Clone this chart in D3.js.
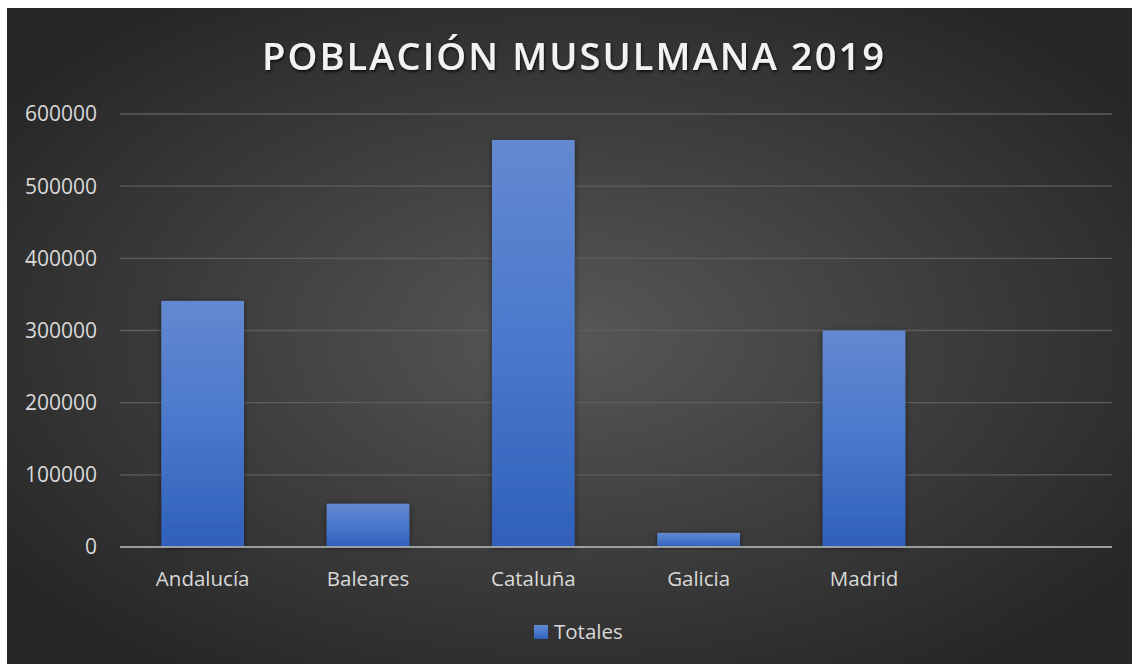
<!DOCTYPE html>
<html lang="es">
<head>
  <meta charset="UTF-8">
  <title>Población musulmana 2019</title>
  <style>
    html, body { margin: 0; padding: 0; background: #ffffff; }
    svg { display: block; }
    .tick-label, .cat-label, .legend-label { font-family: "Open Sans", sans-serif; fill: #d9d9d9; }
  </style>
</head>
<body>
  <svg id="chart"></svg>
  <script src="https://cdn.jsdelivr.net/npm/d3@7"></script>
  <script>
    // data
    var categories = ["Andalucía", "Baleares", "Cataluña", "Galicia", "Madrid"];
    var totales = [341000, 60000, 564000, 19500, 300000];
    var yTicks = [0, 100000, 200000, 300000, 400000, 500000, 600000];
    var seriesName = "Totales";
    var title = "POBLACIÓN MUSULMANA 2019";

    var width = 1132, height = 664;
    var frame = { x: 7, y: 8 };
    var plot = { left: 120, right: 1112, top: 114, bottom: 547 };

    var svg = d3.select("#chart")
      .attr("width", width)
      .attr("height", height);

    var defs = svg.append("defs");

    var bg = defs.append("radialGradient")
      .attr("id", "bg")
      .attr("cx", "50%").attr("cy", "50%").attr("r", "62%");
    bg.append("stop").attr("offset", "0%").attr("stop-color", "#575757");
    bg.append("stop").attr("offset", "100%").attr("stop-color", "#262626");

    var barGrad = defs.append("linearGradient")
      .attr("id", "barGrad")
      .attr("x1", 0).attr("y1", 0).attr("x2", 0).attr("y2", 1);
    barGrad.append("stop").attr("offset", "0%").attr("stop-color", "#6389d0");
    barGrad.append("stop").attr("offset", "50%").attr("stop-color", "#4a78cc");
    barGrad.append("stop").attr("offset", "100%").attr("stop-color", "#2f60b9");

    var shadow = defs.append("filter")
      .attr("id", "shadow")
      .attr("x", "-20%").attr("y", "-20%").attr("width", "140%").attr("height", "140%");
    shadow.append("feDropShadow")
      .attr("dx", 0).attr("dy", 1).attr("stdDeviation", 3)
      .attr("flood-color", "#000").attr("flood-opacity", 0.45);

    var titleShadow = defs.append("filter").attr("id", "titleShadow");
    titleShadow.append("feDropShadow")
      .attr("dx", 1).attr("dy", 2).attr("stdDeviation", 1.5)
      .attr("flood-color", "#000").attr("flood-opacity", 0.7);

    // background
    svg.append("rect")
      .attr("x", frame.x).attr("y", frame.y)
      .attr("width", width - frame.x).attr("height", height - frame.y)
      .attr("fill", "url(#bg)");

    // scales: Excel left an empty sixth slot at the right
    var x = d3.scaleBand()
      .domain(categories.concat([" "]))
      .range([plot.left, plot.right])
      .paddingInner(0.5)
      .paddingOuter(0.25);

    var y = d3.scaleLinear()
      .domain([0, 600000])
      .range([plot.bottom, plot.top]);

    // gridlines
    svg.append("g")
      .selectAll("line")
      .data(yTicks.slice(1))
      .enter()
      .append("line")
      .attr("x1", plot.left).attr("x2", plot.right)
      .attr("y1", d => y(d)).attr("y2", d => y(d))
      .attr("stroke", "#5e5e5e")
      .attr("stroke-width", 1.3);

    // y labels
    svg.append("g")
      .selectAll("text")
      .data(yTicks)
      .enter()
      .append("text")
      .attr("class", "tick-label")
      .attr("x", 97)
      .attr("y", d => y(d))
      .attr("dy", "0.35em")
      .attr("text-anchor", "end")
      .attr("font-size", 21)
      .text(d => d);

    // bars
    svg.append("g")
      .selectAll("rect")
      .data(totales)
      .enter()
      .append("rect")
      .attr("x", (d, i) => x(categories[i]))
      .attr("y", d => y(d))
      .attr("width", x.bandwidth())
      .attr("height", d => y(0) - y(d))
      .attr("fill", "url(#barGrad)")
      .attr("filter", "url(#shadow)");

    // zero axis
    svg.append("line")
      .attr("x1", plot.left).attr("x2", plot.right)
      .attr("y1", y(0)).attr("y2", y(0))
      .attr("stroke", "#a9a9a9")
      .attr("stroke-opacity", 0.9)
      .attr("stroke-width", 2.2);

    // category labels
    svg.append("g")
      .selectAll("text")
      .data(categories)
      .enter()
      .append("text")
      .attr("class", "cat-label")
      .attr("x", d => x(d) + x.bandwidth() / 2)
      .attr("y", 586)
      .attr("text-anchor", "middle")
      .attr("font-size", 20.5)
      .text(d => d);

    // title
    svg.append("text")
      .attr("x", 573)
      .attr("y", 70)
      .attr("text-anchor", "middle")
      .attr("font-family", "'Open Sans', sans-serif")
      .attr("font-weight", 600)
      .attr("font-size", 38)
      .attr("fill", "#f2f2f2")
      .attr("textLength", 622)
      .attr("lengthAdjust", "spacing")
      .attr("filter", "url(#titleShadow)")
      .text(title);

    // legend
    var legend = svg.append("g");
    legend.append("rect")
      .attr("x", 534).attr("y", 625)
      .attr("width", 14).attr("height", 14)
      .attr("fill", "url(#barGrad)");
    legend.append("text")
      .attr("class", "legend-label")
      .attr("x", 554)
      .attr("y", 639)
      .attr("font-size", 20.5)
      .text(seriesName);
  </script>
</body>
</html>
● ● ● ●
SHORT PROBLEM: Pictures excluded, quote all the data above exactly.

TASK ANSWER:
Clone this chart in D3.js.
<!DOCTYPE html>
<html lang="es">
<head>
  <meta charset="UTF-8">
  <title>Población musulmana 2019</title>
  <style>
    html, body { margin: 0; padding: 0; background: #ffffff; }
    svg { display: block; }
    .tick-label, .cat-label, .legend-label { font-family: "Open Sans", sans-serif; fill: #d9d9d9; }
  </style>
</head>
<body>
  <svg id="chart"></svg>
  <script src="https://cdn.jsdelivr.net/npm/d3@7"></script>
  <script>
    // data
    var categories = ["Andalucía", "Baleares", "Cataluña", "Galicia", "Madrid"];
    var totales = [341000, 60000, 564000, 19500, 300000];
    var yTicks = [0, 100000, 200000, 300000, 400000, 500000, 600000];
    var seriesName = "Totales";
    var title = "POBLACIÓN MUSULMANA 2019";

    var width = 1132, height = 664;
    var frame = { x: 7, y: 8 };
    var plot = { left: 120, right: 1112, top: 114, bottom: 547 };

    var svg = d3.select("#chart")
      .attr("width", width)
      .attr("height", height);

    var defs = svg.append("defs");

    var bg = defs.append("radialGradient")
      .attr("id", "bg")
      .attr("cx", "50%").attr("cy", "50%").attr("r", "62%");
    bg.append("stop").attr("offset", "0%").attr("stop-color", "#575757");
    bg.append("stop").attr("offset", "100%").attr("stop-color", "#262626");

    var barGrad = defs.append("linearGradient")
      .attr("id", "barGrad")
      .attr("x1", 0).attr("y1", 0).attr("x2", 0).attr("y2", 1);
    barGrad.append("stop").attr("offset", "0%").attr("stop-color", "#6389d0");
    barGrad.append("stop").attr("offset", "50%").attr("stop-color", "#4a78cc");
    barGrad.append("stop").attr("offset", "100%").attr("stop-color", "#2f60b9");

    var shadow = defs.append("filter")
      .attr("id", "shadow")
      .attr("x", "-20%").attr("y", "-20%").attr("width", "140%").attr("height", "140%");
    shadow.append("feDropShadow")
      .attr("dx", 0).attr("dy", 1).attr("stdDeviation", 3)
      .attr("flood-color", "#000").attr("flood-opacity", 0.45);

    var titleShadow = defs.append("filter").attr("id", "titleShadow");
    titleShadow.append("feDropShadow")
      .attr("dx", 1).attr("dy", 2).attr("stdDeviation", 1.5)
      .attr("flood-color", "#000").attr("flood-opacity", 0.7);

    // background
    svg.append("rect")
      .attr("x", frame.x).attr("y", frame.y)
      .attr("width", width - frame.x).attr("height", height - frame.y)
      .attr("fill", "url(#bg)");

    // scales: Excel left an empty sixth slot at the right
    var x = d3.scaleBand()
      .domain(categories.concat([" "]))
      .range([plot.left, plot.right])
      .paddingInner(0.5)
      .paddingOuter(0.25);

    var y = d3.scaleLinear()
      .domain([0, 600000])
      .range([plot.bottom, plot.top]);

    // gridlines
    svg.append("g")
      .selectAll("line")
      .data(yTicks.slice(1))
      .enter()
      .append("line")
      .attr("x1", plot.left).attr("x2", plot.right)
      .attr("y1", d => y(d)).attr("y2", d => y(d))
      .attr("stroke", "#5e5e5e")
      .attr("stroke-width", 1.3);

    // y labels
    svg.append("g")
      .selectAll("text")
      .data(yTicks)
      .enter()
      .append("text")
      .attr("class", "tick-label")
      .attr("x", 97)
      .attr("y", d => y(d))
      .attr("dy", "0.35em")
      .attr("text-anchor", "end")
      .attr("font-size", 21)
      .text(d => d);

    // bars
    svg.append("g")
      .selectAll("rect")
      .data(totales)
      .enter()
      .append("rect")
      .attr("x", (d, i) => x(categories[i]))
      .attr("y", d => y(d))
      .attr("width", x.bandwidth())
      .attr("height", d => y(0) - y(d))
      .attr("fill", "url(#barGrad)")
      .attr("filter", "url(#shadow)");

    // zero axis
    svg.append("line")
      .attr("x1", plot.left).attr("x2", plot.right)
      .attr("y1", y(0)).attr("y2", y(0))
      .attr("stroke", "#a9a9a9")
      .attr("stroke-opacity", 0.9)
      .attr("stroke-width", 2.2);

    // category labels
    svg.append("g")
      .selectAll("text")
      .data(categories)
      .enter()
      .append("text")
      .attr("class", "cat-label")
      .attr("x", d => x(d) + x.bandwidth() / 2)
      .attr("y", 586)
      .attr("text-anchor", "middle")
      .attr("font-size", 20.5)
      .text(d => d);

    // title
    svg.append("text")
      .attr("x", 573)
      .attr("y", 70)
      .attr("text-anchor", "middle")
      .attr("font-family", "'Open Sans', sans-serif")
      .attr("font-weight", 600)
      .attr("font-size", 38)
      .attr("fill", "#f2f2f2")
      .attr("textLength", 622)
      .attr("lengthAdjust", "spacing")
      .attr("filter", "url(#titleShadow)")
      .text(title);

    // legend
    var legend = svg.append("g");
    legend.append("rect")
      .attr("x", 534).attr("y", 625)
      .attr("width", 14).attr("height", 14)
      .attr("fill", "url(#barGrad)");
    legend.append("text")
      .attr("class", "legend-label")
      .attr("x", 554)
      .attr("y", 639)
      .attr("font-size", 20.5)
      .text(seriesName);
  </script>
</body>
</html>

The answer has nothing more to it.